Conference Paper

Economic and Climate Benefits from Utilization of Unused Farmlands for Eucalyptus Plantations and Charcoal Production in Thailand

In 2014 ISSAAS International Congress on Agricultural Changes in Southeast Asia: Past, Present and Future
Author: 
Silalertruksa Thapat
2014-11

Thai farmers plant eucalyptus trees on their unused farmlands with poor fertility soils to raise their incomes and in response to inducements from the Government. The conversion of unused farmlands to eucalyptus can contribute to climate change mitigation as the growing trees sequester carbon. To estimate the contribution of eucalyptus plantations to climate change mitigation requires not only accounting for the sequestered carbon, but also for the production of charcoal using eucalyptus wood residues from harvesting and from paper refineries. These by-products are the main raw materials used by rural communities in Thailand for charcoal making. This paper estimates the contribution of eucalyptus plantations on unused farmlands in Khon Kaen province in northeast Thailand, accounting for carbon sequestrated by the plantations, greenhouse gas emissions from eucalyptus charcoal production, and net avoided emissions from substituting fossil fuels with charcoal for heating. Carbon sequestration by the plantations was assessed for trees aged 1, 2 and 3 years by summing the aboveground biomass (stems, branches and leaves) and belowground biomass (roots).
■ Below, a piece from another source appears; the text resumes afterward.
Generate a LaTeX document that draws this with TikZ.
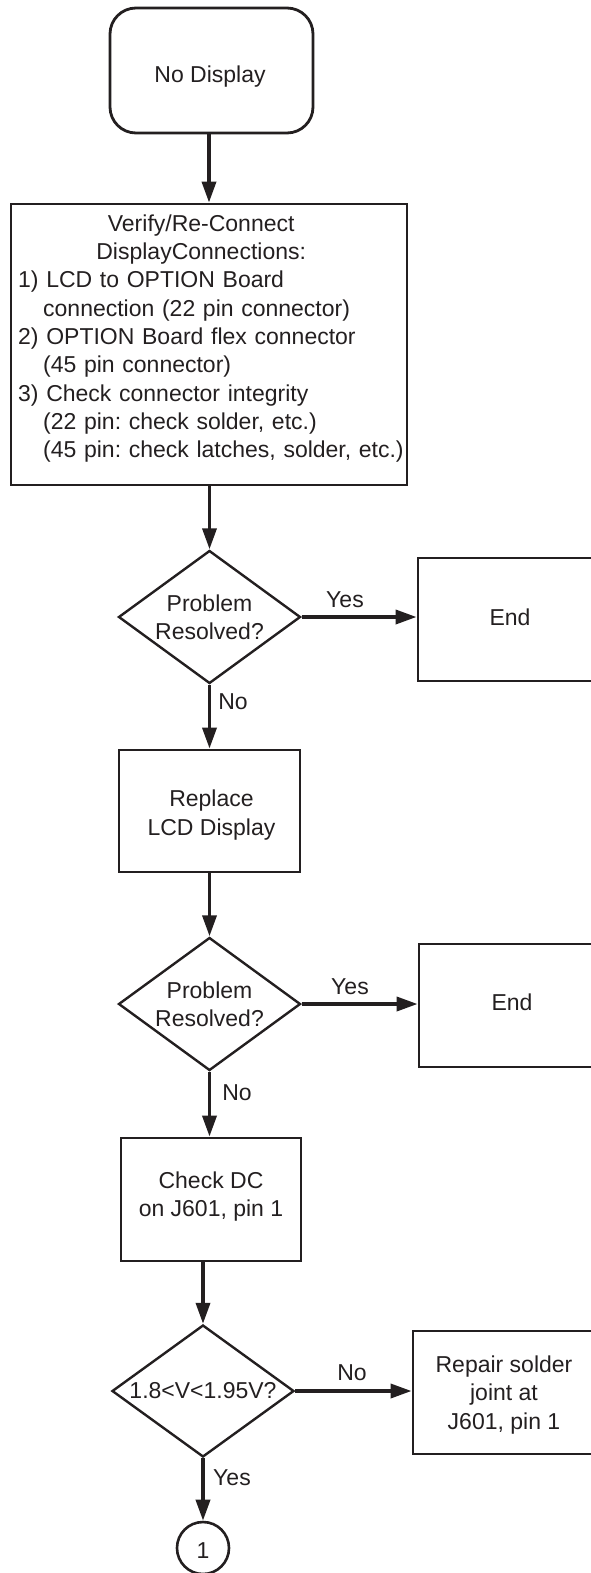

Three-year old eucalyptus trees are the main supply for the paper refineries. The amount of biomass and carbon stored in the eucalyptus plantations depend on age and productivity. The average carbon stored in 3-year old eucalyptus plantations at the study sites was 0.777 ton/ha. Eucalyptus growers received about 1,689 USD per ha from the harvesting of 3-4 year old eucalyptus plantations. Emissions from eucalyptus charcoal production were estimated by accounting for transportation of wood residues from the farms and refineries to kilns and charcoal processing. Emissions from charcoal production were estimated at 0.37 g CO2eq/MJ, meaning that substituting fossil fuels with eucalyptus charcoal reduces emissions for heat production by 99.5%. The eucalyptus plantation on unused land provided climate benefits and alternative income for local farmers. Based on these findings, the government should consider promoting eucalyptus plantation and eucalyptus charcoal production on unused suitable farmland under its policies on climate change mitigation, energy security and rural development.